■ **What you have to do**: Exactly reproduce the lines that run from the one containing "Output the LaTeX" through the one containing "(fcrighttext) at (601,194)", ends included, with no pictures.
____ Provided data
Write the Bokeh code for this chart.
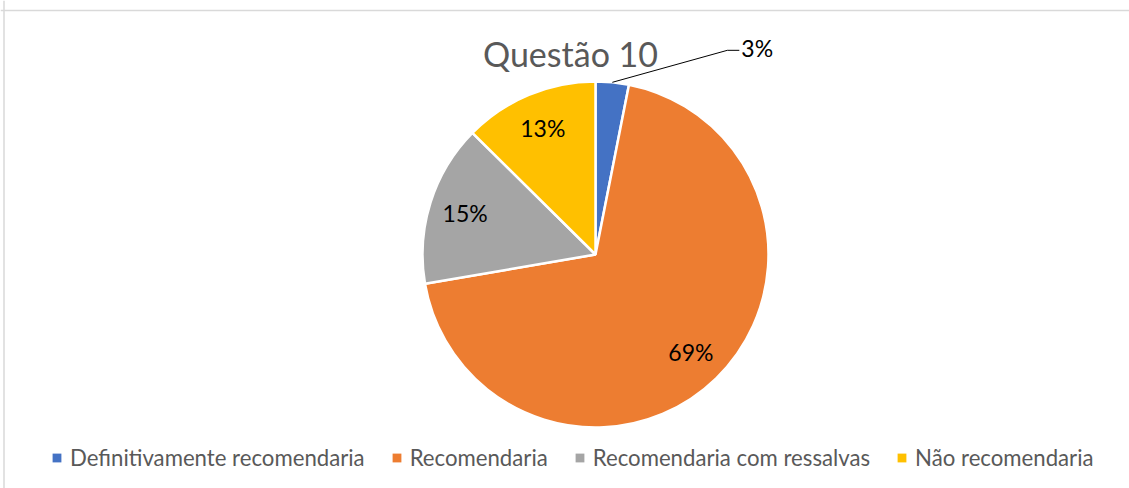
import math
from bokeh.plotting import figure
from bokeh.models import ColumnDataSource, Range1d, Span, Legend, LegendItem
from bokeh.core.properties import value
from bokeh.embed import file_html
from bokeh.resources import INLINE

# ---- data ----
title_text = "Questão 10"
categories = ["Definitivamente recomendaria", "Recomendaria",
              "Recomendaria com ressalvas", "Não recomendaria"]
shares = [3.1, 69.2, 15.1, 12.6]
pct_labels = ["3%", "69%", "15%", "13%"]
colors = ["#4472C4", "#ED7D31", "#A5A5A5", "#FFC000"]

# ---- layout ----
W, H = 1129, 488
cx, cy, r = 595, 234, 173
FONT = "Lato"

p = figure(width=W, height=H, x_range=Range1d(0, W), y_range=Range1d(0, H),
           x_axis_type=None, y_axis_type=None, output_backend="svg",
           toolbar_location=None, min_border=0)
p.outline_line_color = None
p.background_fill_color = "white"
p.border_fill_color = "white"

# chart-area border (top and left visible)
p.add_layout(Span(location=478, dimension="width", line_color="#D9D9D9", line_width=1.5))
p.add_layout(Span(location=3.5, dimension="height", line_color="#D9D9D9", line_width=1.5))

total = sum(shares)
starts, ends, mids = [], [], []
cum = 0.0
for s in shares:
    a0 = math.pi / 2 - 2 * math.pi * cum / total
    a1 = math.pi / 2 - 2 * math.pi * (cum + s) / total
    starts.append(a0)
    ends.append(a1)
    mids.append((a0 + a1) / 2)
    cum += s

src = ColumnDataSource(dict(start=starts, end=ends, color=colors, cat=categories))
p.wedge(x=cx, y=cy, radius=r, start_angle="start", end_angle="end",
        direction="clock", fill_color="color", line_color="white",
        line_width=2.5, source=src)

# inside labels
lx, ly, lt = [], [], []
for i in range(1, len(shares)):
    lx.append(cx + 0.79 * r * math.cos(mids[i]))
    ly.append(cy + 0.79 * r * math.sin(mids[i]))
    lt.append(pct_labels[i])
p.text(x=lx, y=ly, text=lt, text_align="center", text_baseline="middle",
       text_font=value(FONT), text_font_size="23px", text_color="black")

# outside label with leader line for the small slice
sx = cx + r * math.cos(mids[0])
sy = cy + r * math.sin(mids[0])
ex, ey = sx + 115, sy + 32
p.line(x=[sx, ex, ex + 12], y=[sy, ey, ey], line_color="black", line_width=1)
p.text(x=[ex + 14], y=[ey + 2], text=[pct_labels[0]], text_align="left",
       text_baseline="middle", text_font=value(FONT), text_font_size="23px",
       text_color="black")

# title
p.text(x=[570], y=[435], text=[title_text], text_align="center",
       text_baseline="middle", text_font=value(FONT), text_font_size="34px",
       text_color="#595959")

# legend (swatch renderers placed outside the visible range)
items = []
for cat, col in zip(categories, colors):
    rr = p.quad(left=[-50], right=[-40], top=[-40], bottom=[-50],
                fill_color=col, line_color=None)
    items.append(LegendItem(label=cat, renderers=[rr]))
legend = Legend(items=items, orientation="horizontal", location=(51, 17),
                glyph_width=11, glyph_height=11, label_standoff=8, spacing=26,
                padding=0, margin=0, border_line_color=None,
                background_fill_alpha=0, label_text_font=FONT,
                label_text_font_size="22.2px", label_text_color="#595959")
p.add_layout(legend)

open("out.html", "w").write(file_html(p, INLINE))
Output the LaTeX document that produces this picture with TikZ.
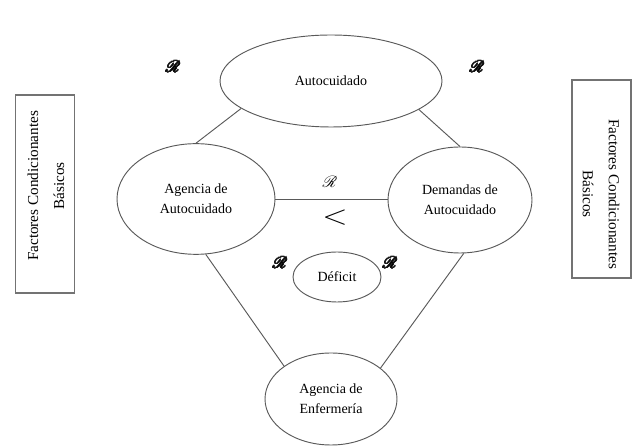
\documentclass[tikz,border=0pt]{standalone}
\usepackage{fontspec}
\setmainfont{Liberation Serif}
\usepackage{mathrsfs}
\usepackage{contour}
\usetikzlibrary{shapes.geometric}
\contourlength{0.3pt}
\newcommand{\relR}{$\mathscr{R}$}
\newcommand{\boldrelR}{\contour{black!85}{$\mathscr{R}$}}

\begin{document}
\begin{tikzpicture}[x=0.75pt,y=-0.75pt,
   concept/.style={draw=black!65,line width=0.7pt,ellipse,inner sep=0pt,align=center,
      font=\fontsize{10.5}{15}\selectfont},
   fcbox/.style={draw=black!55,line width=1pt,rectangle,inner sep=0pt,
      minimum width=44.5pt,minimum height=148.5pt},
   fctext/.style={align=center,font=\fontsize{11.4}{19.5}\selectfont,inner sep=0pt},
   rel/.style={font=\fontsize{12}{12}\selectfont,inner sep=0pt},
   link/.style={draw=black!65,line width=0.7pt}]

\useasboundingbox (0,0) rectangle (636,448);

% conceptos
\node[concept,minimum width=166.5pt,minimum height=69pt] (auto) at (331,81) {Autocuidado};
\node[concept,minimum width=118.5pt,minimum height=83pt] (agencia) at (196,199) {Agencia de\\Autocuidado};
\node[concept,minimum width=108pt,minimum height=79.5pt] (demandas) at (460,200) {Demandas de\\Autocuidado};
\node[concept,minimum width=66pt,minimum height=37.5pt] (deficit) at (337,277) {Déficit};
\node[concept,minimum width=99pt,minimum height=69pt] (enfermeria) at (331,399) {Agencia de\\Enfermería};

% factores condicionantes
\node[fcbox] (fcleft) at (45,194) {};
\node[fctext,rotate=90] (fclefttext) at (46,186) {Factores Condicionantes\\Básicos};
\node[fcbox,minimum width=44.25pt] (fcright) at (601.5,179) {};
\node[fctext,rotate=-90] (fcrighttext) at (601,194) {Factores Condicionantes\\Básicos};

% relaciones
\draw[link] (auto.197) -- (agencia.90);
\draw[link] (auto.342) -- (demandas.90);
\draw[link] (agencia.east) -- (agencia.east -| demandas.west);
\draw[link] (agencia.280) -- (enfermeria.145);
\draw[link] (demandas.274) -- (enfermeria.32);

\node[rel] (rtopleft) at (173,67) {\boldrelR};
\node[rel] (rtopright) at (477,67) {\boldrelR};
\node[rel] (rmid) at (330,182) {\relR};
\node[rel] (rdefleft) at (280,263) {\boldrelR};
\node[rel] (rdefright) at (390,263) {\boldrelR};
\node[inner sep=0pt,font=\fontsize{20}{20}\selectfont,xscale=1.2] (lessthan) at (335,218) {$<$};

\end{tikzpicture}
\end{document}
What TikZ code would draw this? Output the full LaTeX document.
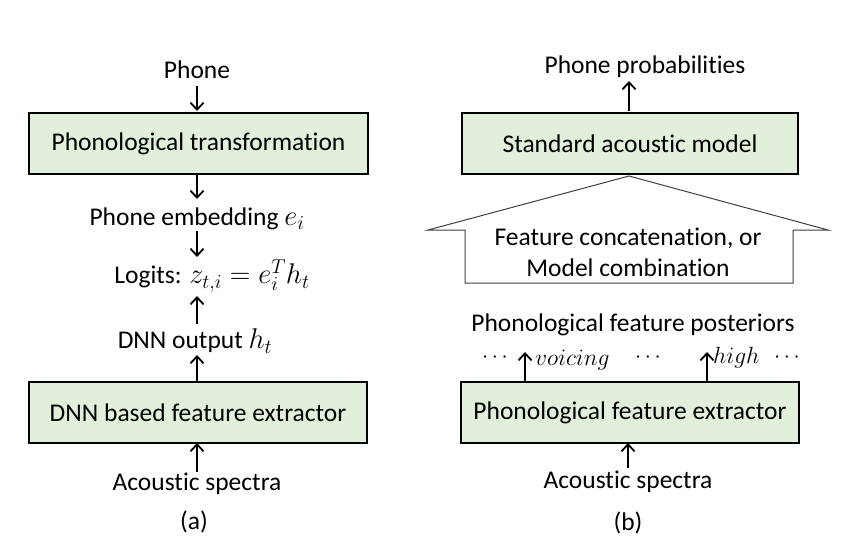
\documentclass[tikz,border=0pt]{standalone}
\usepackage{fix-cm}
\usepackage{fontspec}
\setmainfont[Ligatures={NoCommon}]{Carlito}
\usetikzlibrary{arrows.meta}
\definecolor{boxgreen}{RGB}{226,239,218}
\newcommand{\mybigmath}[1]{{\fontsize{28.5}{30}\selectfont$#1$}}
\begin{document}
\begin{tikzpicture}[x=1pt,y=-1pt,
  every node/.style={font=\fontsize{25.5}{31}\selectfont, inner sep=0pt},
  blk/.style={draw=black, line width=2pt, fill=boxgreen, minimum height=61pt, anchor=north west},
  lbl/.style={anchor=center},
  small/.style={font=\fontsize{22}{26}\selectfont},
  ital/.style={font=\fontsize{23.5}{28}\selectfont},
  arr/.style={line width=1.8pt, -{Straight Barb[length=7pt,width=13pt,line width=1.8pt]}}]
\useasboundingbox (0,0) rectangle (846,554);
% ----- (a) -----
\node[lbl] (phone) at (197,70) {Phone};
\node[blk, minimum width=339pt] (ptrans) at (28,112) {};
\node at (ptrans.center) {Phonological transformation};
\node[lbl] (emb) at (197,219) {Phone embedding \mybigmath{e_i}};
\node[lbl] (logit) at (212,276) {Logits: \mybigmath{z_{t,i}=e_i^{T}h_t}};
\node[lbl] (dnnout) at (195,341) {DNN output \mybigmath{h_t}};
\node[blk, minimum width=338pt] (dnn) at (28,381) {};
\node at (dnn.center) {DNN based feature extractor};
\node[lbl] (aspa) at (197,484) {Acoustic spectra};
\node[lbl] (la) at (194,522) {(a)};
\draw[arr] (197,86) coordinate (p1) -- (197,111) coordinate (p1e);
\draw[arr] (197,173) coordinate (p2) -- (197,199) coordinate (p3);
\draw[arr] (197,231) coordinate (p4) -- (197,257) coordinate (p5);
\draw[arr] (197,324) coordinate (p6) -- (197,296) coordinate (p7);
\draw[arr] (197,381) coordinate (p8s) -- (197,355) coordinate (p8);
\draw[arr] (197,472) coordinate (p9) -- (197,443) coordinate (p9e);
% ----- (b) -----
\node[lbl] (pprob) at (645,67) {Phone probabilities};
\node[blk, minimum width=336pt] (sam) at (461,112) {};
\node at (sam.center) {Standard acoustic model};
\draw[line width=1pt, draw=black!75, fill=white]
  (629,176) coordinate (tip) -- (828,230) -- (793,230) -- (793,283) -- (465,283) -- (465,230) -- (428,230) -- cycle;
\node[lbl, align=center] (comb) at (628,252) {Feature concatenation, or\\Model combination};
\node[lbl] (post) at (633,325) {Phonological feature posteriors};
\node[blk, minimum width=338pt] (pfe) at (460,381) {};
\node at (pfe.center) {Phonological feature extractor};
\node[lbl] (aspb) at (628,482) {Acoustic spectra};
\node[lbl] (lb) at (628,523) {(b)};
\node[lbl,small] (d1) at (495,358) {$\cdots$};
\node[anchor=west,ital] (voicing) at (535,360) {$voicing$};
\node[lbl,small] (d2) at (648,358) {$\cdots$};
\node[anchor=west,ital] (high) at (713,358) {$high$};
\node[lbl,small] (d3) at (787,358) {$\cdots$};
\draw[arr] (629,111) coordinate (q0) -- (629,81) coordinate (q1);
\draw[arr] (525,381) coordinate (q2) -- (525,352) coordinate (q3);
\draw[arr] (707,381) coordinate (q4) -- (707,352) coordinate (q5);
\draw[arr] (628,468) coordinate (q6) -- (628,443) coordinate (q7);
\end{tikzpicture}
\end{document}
________
■ **The answer**:
Output the LaTeX document that produces this picture with TikZ.
\documentclass[tikz,border=0pt]{standalone}
\usepackage{fontspec}
\setmainfont{Liberation Serif}
\usepackage{mathrsfs}
\usepackage{contour}
\usetikzlibrary{shapes.geometric}
\contourlength{0.3pt}
\newcommand{\relR}{$\mathscr{R}$}
\newcommand{\boldrelR}{\contour{black!85}{$\mathscr{R}$}}

\begin{document}
\begin{tikzpicture}[x=0.75pt,y=-0.75pt,
   concept/.style={draw=black!65,line width=0.7pt,ellipse,inner sep=0pt,align=center,
      font=\fontsize{10.5}{15}\selectfont},
   fcbox/.style={draw=black!55,line width=1pt,rectangle,inner sep=0pt,
      minimum width=44.5pt,minimum height=148.5pt},
   fctext/.style={align=center,font=\fontsize{11.4}{19.5}\selectfont,inner sep=0pt},
   rel/.style={font=\fontsize{12}{12}\selectfont,inner sep=0pt},
   link/.style={draw=black!65,line width=0.7pt}]

\useasboundingbox (0,0) rectangle (636,448);

% conceptos
\node[concept,minimum width=166.5pt,minimum height=69pt] (auto) at (331,81) {Autocuidado};
\node[concept,minimum width=118.5pt,minimum height=83pt] (agencia) at (196,199) {Agencia de\\Autocuidado};
\node[concept,minimum width=108pt,minimum height=79.5pt] (demandas) at (460,200) {Demandas de\\Autocuidado};
\node[concept,minimum width=66pt,minimum height=37.5pt] (deficit) at (337,277) {Déficit};
\node[concept,minimum width=99pt,minimum height=69pt] (enfermeria) at (331,399) {Agencia de\\Enfermería};

% factores condicionantes
\node[fcbox] (fcleft) at (45,194) {};
\node[fctext,rotate=90] (fclefttext) at (46,186) {Factores Condicionantes\\Básicos};
\node[fcbox,minimum width=44.25pt] (fcright) at (601.5,179) {};
\node[fctext,rotate=-90] (fcrighttext) at (601,194) {Factores Condicionantes\\Básicos};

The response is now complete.